Racconti si sport. Rugby. Il fiore di Scozia

Storia di un inno non ufficiale che fa parte della leggenda del Sei Nazioni.

Roma, 19 febbraio – È possibile avere un inno nazionale non ufficiale e sentirlo nel sangue e nelle vene come e più di quelli che tutti conoscono? La risposta è sì se sei uno scozzese appassionato di calcio e rugby, perché quando scende in campo la rappresentativa nazionale dell’uno o dell’altro sport il “Flower of Scotland” risuona orgoglioso e forte prima di ogni match.

Sarà così anche sabato 27 febbraio all’Olimpico, nel giorno in cui l’Italia ospiterà la nazionale del cardo nell’ambito della seconda giornata del Sei Nazioni 2016. E in quel momento le voci delle migliaia di scozzese che arriveranno nella Capitale per seguire la propria nazionale intoneranno le celebri strofe che ormai conoscono a memoria al suono delle cornamuse.

Strofe che raccontano la battaglia di Bannockburn del 1314, nella quale l’armata scozzese comandata da Robert Bruce sconfisse l’esercito inglese di Edoardo II. Un successo storico che nel 1967 volle essere celebrato e ricordato con questo inno da Roy Williamson, uno dei componenti del gruppo rock “The Corries”. Inno che poi venne intonato e adottato dagli scozzesi del calcio e del rugby a partire dagli anni ’70.

E gli inglesi che dissero? In fondo la Scozia fa parte della loro nazione, non è uno Stato sovrano e indipendente come, ad esempio, la Repubblica d’Irlanda. Possibile che consentissero a quelle genti del nord di celebrare una loro sconfitta in battaglia?

Sì, stranamente, anche se poi, da inno di eventi sportivi, “Flower of Scotland” è diventato un inno di indipendenza, sventolato dai fautori di quest’ultima nel referendum che si è svolto recentemente e che, alla fine, ha visto vincere chi voleva restare con l’Inghilterra.

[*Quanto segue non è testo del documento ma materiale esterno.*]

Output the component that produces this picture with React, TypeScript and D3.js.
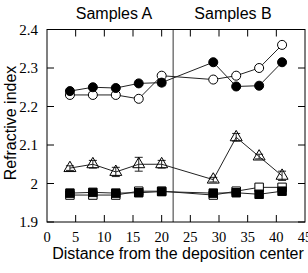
import React, { useEffect, useRef } from 'react';
import * as d3 from 'd3';

const xs = [4, 8, 12, 16, 20, 29, 33, 37, 41];
const filledCircles = [2.24, 2.25, 2.248, 2.26, 2.262, 2.315, 2.252, 2.254, 2.315];
const openCircles = [2.23, 2.23, 2.23, 2.22, 2.28, 2.27, 2.28, 2.3, 2.36];
const triangles = [2.04, 2.05, 2.03, 2.05, 2.05, 2.01, 2.12, 2.07, 2.02];
const triangleErr = [0.006, 0.01, 0.012, 0.018, 0.01, 0.006, 0.01, 0.006, 0.012];
const openSquares = [1.97, 1.97, 1.97, 1.98, 1.98, 1.97, 1.98, 1.99, 1.99];
const filledSquares = [1.975, 1.977, 1.975, 1.976, 1.979, 1.975, 1.976, 1.972, 1.98];
const xTicks = [0, 5, 10, 15, 20, 25, 30, 35, 40, 45];
const yTicks = [1.9, 2.0, 2.1, 2.2, 2.3, 2.4];
const divider = 22;

function App() {
    const ref = useRef<SVGSVGElement>(null);

    useEffect(() => {
        const svg = d3.select(ref.current);
        svg.selectAll('*').remove();

        const left = 47, right = 305, top = 29.5, bottom = 222;
        const x = d3.scaleLinear().domain([0, 45]).range([left, right]);
        const y = d3.scaleLinear().domain([1.9, 2.4]).range([bottom, top]);
        const tick = 7;
        const sans = 'Liberation Sans, Arial, sans-serif';
        const serif = 'Liberation Serif, Times New Roman, serif';

        // ticks, inward on all four sides
        const g = svg.append('g').attr('stroke', '#000').attr('stroke-width', 1);
        xTicks.forEach(t => {
            if (t === 0 || t === 45) return;
            g.append('line').attr('x1', x(t)).attr('x2', x(t)).attr('y1', bottom).attr('y2', bottom - tick);
            g.append('line').attr('x1', x(t)).attr('x2', x(t)).attr('y1', top).attr('y2', top + tick);
        });
        yTicks.forEach(t => {
            g.append('line').attr('x1', left).attr('x2', left + tick).attr('y1', y(t)).attr('y2', y(t));
            g.append('line').attr('x1', right).attr('x2', right - tick).attr('y1', y(t)).attr('y2', y(t));
        });

        svg.append('line')
            .attr('x1', x(divider)).attr('x2', x(divider))
            .attr('y1', top).attr('y2', bottom)
            .attr('stroke', '#333').attr('stroke-width', 1);

        // tick labels
        svg.append('g').selectAll('text').data(xTicks).enter().append('text')
            .attr('x', d => x(d)).attr('y', 242)
            .attr('text-anchor', 'middle')
            .attr('font-family', serif).attr('font-size', 14.5)
            .text(d => d);
        svg.append('g').selectAll('text').data(yTicks).enter().append('text')
            .attr('x', 38).attr('y', d => y(d) + 5)
            .attr('text-anchor', 'end')
            .attr('font-family', serif).attr('font-size', 15)
            .text(d => (d === 2 ? '2' : d3.format('.1f')(d)));

        // axis titles
        svg.append('text').attr('x', 178).attr('y', 259).attr('text-anchor', 'middle')
            .attr('font-family', sans).attr('font-size', 16)
            .text('Distance from the deposition center');
        svg.append('text').attr('transform', 'translate(16,123) rotate(-90)').attr('text-anchor', 'middle')
            .attr('font-family', sans).attr('font-size', 16)
            .text('Refractive index');
        svg.append('text').attr('x', 114).attr('y', 19).attr('text-anchor', 'middle')
            .attr('font-family', sans).attr('font-size', 16).text('Samples A');
        svg.append('text').attr('x', 233).attr('y', 19).attr('text-anchor', 'middle')
            .attr('font-family', sans).attr('font-size', 16).text('Samples B');

        const line = d3.line<number>().x((_, i) => x(xs[i])).y(d => y(d));
        const drawLine = (vals: number[]) =>
            svg.append('path').datum(vals).attr('d', line)
                .attr('fill', 'none').attr('stroke', '#222').attr('stroke-width', 1);

        [filledCircles, openCircles, triangles, openSquares, filledSquares].forEach(drawLine);

        // error bars on triangles
        const eb = svg.append('g').attr('stroke', '#222').attr('stroke-width', 1);
        triangles.forEach((v, i) => {
            const cx = x(xs[i]);
            const e = triangleErr[i];
            eb.append('line').attr('x1', cx).attr('x2', cx).attr('y1', y(v - e)).attr('y2', y(v + e));
            eb.append('line').attr('x1', cx - 4).attr('x2', cx + 4).attr('y1', y(v - e)).attr('y2', y(v - e));
            eb.append('line').attr('x1', cx - 4).attr('x2', cx + 4).attr('y1', y(v + e)).attr('y2', y(v + e));
        });
        // small error bar on filled circle at 20
        {
            const cx = x(xs[4]);
            const v = filledCircles[4];
            eb.append('line').attr('x1', cx - 4).attr('x2', cx + 4).attr('y1', y(v + 0.008)).attr('y2', y(v + 0.008));
            eb.append('line').attr('x1', cx - 4).attr('x2', cx + 4).attr('y1', y(v - 0.008)).attr('y2', y(v - 0.008));
            eb.append('line').attr('x1', cx).attr('x2', cx).attr('y1', y(v - 0.008)).attr('y2', y(v + 0.008));
        }

        const sym = (type: d3.SymbolType, size: number) => d3.symbol().type(type).size(size)();
        const drawPts = (vals: number[], type: d3.SymbolType, size: number, fill: string) =>
            svg.append('g').selectAll('path').data(vals).enter().append('path')
                .attr('transform', (d, i) => `translate(${x(xs[i])},${y(d)})`)
                .attr('d', sym(type, size))
                .attr('fill', fill).attr('stroke', '#000').attr('stroke-width', 1);

        drawPts(openSquares, d3.symbolSquare, 72, '#fff');
        drawPts(filledSquares, d3.symbolSquare, 72, '#000');
        drawPts(triangles, d3.symbolTriangle, 62, 'none');
        drawPts(openCircles, d3.symbolCircle, 64, '#fff');
        drawPts(filledCircles, d3.symbolCircle, 64, '#000');

        // frame
        svg.append('rect').attr('x', left).attr('y', top)
            .attr('width', right - left).attr('height', bottom - top)
            .attr('fill', 'none').attr('stroke', '#000').attr('stroke-width', 1);
    }, []);

    return (
        <svg ref={ref} width={308} height={273}
            style={{ position: 'absolute', left: 0, top: 0 }} />
    );
}

export default App;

Così l’inno che è tale ma non ufficialmente, è rimasto solo sui campi verdi del calcio e del rugby, accanto a quelli più celebri e conosciuti in tutto il mondo come “la Marsigliese”, “God save the Queen” e quello di Mameli e il 27 verrà suonato e cantato di nuovo anche dalle nostre parti, regalandoci per l’ennesima volta la dimostrazione di orgoglio patrio e legame alle proprie radici dei tenaci figli delle Highlands.